Tous les matins après le journal de 8h30, Emmanuelle Ducros dévoile aux auditeurs son «Voyage en absurdie», du lundi au jeudi.
Vous nous racontez les dessous d’une surprenante guerre, celle qui agite le monde du camembert.
Une saga administrativo judiciaire qui dure depuis 2018 autour d’un enjeu : quel camembert peut revendiquer la Normandie sur son étiquette et quel camembert ne le peut pas. Et la réponse n’est pas aussi évidente qu’il y paraît. Oui, il est tentant de défendre les petits producteurs contre les grands industriels... Mais ça mérite quand même réflexion. Tout a commencé en 1983 avec la création de l’appellation d’origine protégée camembert de Normandie. Elle distingue le camembert, produit générique. Et le camembert de Normandie, avec un cahier des charges. Une zone de collecte du lait, une technique de fabrication qui impose le lait cru. Un fromage qui ne respecte pas ces règles ne doit pas s’appeler camembert de Normandie.
Mais c’est plus compliqué que ça.
Oui parce que le camembert existait en Normandie bien avant l’AOP. Il a connu des variantes industrielles, des camemberts au lait pasteurisé moins fragiles, qui s’exportent mieux, et qui sont produits en gros volumes. Et si les industriels ont bien compris qu’ils ne peuvent pas les appeler “ camemberts de Normandie”... Certains, comme Lactalis et son Président, ou comme Isigny Ste Mère, Livarot, n’ont pas renoncé à évoquer la “ fabrication en Normandie”, à imprimer des blasons Normands sur les boîtes, ce qui est historique pour eux. Et ça fâche les producteurs de camembert au lait cru, qui y voient une tromperie.
Et ils n’en ont pas le droit, les industriels, d’afficher un blason Normand ?
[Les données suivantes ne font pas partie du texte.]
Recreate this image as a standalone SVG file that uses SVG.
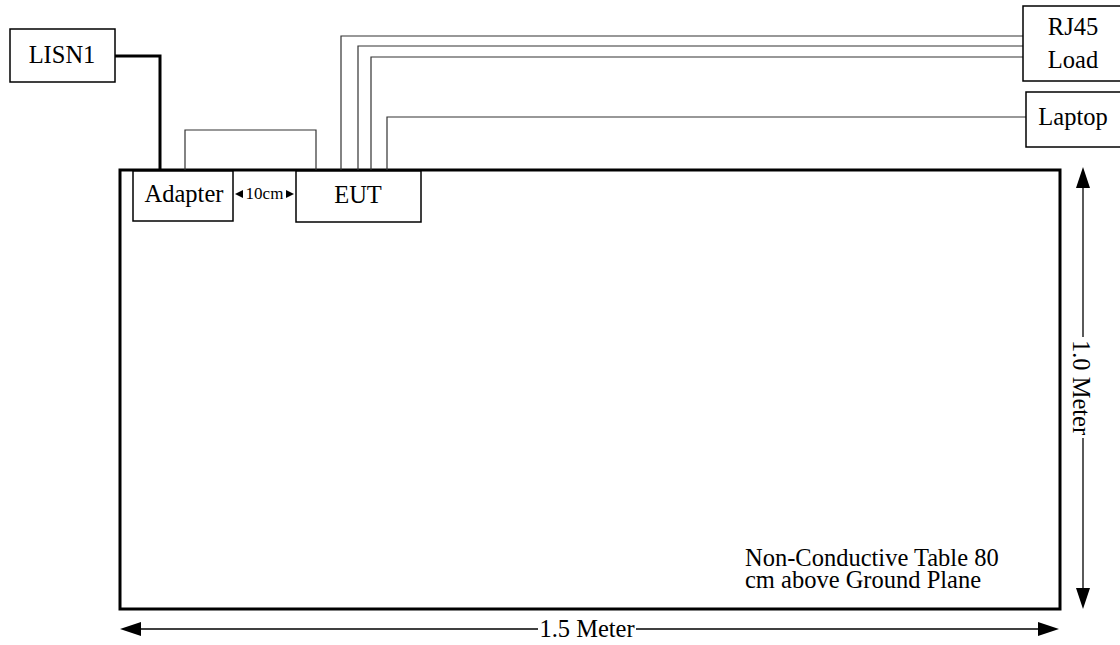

Non... Une AOP interdit à un produit de seulement évoquer ce qu’il ne peut pas officiellement revendiquer. Alors la répression des fraudes, a sifflé la fin de la partie. Et les procès ont commencé. Honnêtement, j’ai perdu le fil. L’affaire a été traitée par à peu près toutes les juridictions possibles, jusqu’au au conseil d’Etat, en référé, au fond, en appel, en contre appel, et ça va encore durer des années.
Mais pourquoi est-ce que les industriels s’arc-boutent sur la Normandie ? Leurs camemberts sont si connus qu’ils n’en ont pas besoin !
Lactalis, qui est le principal faiseur de camemberts (non AOP mais aussi AOP) a des arguments qui s’entendent : le lait qui sert à la fabrication de ses camemberts non-AOP (Président) est 100% normand. Si cette mention géographique est retirée, il sera alors possible de fabriquer du camembert avec du lait de n’importe quelle région ou pays. Les producteurs de lait normand n'y ont pas intérêt. Le camembert AOP c’est seulement 5% de la production, c’est un marché en déclin, et ça ne suffit pas à faire vivre toute la filière laitière. 40% des volumes de ce lait haut de gamme sont absorbés par les camemberts industriels On peut en penser ce qu’on veut, mais en utilisant tous les surplus, ils servent aussi à stabiliser l’écosystème, qui est en déclin.
Et puis les industriels disent qu’enlever des étiquettes le mot « Normandie », dont la notoriété est mondiale, ça fera chuter les exportations de camembert français, qui pourront plus facilement être remplacés à l’autre bout du monde par des camemberts génériques, made in quelque part. Pour eux, à vouloir protéger trop strictement l’AOP, on finira par détruire non seulement leur modèle économique, mais toute l’économie du camembert.